Dataset content >>

>>>

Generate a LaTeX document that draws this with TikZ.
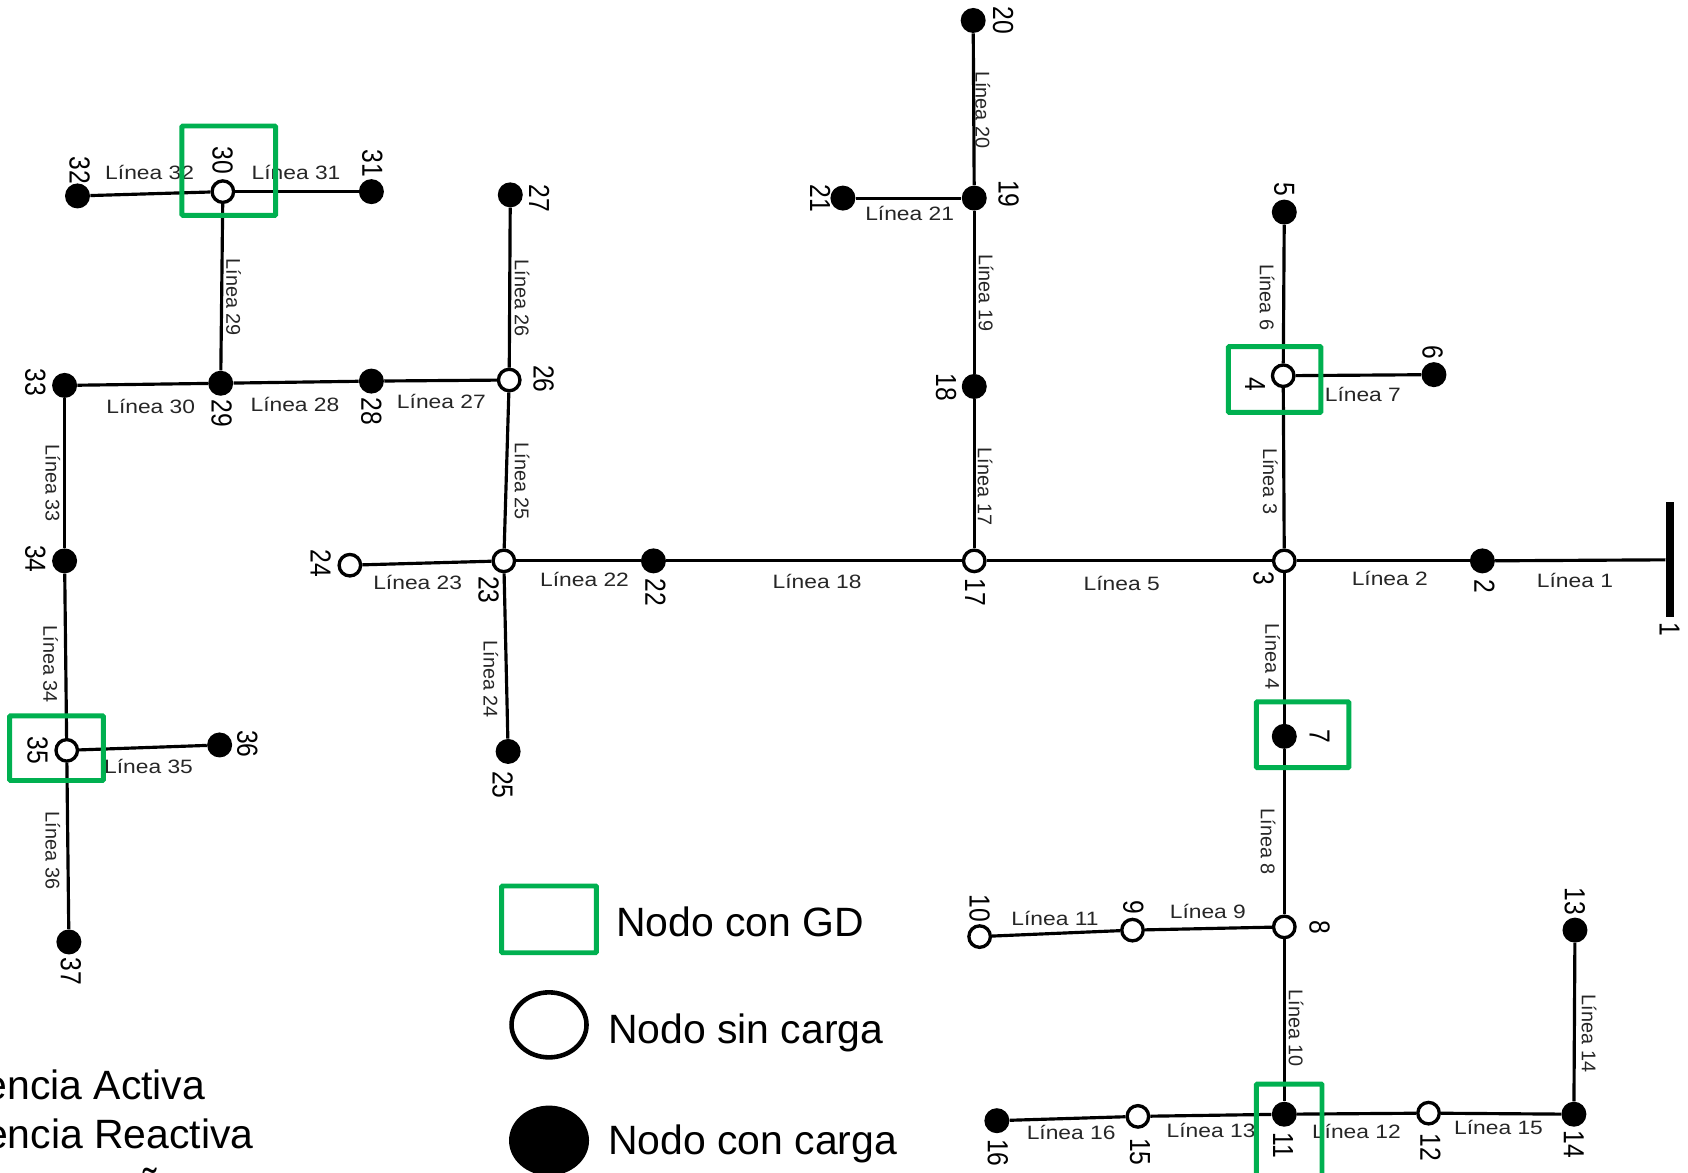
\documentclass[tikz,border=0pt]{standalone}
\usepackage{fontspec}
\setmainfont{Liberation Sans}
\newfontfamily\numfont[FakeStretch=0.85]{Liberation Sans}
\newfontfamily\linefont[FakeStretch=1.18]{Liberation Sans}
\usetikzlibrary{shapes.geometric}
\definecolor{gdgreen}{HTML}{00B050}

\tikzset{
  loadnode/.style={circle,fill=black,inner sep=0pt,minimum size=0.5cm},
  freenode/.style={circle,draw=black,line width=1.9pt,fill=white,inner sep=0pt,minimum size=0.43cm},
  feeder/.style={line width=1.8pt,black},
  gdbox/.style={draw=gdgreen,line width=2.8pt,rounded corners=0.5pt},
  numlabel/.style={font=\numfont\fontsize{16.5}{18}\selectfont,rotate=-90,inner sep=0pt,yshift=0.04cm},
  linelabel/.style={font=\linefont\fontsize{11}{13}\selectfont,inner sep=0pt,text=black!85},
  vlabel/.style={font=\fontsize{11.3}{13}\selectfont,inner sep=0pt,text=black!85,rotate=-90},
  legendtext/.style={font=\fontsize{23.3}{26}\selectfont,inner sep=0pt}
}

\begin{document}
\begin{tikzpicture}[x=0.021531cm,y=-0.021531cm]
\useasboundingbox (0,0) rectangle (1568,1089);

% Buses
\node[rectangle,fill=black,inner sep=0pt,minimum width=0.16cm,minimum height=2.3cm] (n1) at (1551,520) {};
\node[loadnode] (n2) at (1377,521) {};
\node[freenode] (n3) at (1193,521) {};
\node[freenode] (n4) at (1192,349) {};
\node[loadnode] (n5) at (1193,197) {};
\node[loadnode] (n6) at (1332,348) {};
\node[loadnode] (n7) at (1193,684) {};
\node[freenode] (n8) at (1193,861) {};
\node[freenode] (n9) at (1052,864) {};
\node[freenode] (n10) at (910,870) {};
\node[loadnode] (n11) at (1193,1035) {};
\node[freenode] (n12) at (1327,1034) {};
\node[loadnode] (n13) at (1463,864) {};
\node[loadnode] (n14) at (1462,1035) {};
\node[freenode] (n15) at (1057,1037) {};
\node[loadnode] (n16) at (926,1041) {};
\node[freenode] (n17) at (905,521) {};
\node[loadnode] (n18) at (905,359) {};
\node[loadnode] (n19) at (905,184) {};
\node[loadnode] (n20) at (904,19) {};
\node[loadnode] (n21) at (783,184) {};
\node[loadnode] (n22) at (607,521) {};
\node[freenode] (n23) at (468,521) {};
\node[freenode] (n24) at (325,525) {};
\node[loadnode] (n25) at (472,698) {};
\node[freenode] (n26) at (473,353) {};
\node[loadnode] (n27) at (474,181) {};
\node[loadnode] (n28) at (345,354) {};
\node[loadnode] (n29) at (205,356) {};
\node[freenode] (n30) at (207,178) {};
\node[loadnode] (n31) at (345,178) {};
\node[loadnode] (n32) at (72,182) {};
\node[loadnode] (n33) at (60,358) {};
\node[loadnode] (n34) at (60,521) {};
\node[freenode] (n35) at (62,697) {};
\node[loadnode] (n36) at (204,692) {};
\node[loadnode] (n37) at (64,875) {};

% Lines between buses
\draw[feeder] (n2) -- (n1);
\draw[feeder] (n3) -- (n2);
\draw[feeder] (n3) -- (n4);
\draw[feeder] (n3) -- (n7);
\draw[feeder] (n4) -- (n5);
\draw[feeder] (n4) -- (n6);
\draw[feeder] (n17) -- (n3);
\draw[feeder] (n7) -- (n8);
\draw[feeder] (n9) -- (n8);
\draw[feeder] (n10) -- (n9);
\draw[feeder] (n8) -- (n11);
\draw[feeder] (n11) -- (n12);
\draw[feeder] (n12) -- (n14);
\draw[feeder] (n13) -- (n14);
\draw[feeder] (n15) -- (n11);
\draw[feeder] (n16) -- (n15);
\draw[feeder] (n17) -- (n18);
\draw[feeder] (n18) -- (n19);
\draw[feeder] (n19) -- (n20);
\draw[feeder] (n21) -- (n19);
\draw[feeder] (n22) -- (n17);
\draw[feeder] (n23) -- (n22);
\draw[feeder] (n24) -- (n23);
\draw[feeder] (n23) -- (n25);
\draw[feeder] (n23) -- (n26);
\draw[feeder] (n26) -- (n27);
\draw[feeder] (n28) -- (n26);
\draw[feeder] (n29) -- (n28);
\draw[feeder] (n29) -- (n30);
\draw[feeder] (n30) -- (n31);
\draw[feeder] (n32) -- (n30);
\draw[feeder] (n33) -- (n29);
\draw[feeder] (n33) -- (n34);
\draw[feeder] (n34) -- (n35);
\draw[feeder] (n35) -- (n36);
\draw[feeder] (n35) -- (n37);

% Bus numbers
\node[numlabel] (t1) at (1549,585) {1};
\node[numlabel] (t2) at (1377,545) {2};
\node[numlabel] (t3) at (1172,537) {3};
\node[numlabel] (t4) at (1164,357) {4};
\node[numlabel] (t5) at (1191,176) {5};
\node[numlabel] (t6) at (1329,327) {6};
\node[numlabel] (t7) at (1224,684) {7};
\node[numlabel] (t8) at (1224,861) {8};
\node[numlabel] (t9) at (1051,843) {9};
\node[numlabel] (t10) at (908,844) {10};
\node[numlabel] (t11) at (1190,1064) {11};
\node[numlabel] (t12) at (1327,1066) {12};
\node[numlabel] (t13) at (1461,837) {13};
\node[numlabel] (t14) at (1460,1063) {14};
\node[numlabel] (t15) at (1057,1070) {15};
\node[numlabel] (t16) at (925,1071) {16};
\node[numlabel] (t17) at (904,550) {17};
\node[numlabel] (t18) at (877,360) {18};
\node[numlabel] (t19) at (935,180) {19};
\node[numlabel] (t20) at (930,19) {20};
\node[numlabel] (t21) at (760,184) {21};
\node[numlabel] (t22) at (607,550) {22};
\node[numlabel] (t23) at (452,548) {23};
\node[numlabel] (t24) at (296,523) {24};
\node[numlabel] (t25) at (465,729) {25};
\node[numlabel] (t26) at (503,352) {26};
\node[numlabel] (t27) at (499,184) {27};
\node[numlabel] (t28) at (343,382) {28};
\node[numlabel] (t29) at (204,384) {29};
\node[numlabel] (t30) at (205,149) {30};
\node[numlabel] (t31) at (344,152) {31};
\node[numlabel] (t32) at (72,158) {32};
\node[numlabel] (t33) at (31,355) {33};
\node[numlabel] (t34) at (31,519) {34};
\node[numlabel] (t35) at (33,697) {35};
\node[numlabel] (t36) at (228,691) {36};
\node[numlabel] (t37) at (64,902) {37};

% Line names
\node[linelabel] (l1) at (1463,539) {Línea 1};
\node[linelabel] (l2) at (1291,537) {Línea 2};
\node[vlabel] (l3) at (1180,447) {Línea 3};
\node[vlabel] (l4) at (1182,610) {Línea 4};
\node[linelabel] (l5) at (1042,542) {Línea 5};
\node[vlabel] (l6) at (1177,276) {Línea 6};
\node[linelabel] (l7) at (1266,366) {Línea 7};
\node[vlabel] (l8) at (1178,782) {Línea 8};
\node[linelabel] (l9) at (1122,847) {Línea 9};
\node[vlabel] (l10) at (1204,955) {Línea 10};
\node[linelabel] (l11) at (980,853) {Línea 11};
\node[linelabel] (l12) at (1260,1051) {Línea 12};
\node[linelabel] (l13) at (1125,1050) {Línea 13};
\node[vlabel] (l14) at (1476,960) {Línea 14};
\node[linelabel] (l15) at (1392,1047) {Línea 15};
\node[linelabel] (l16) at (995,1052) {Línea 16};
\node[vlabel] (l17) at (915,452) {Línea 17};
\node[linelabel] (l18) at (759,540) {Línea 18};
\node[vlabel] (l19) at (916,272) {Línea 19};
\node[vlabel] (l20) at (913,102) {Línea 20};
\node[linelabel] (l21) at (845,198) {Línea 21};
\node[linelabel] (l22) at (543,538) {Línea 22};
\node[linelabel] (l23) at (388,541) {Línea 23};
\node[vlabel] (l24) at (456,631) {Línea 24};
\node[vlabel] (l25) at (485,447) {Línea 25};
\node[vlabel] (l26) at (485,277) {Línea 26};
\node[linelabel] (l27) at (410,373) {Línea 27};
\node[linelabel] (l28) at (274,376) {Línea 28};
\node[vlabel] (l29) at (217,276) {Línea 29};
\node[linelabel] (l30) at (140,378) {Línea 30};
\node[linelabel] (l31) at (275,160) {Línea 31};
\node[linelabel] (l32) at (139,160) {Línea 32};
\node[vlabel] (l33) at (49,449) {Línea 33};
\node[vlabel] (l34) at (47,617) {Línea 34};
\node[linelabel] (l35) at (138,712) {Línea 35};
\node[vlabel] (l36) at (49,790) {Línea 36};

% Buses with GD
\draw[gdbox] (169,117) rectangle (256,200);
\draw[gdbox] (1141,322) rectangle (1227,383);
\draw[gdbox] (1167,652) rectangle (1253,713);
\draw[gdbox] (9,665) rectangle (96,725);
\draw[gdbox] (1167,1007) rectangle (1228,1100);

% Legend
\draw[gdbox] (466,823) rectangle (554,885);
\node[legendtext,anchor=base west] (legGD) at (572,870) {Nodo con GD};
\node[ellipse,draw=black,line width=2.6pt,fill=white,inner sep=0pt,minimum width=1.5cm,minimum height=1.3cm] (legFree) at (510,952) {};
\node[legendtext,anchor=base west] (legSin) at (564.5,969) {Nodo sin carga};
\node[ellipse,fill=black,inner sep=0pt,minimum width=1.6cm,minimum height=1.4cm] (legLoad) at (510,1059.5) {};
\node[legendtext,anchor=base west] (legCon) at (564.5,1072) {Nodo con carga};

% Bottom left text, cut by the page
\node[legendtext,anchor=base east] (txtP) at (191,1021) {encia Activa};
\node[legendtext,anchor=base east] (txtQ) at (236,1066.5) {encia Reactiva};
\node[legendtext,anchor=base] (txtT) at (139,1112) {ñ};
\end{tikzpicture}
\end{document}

<<<

Task description >>
Gather every line containing the word "with" and copy it.

Solved exercise >>
Generate a LaTeX document that draws this with TikZ.
% Buses with GD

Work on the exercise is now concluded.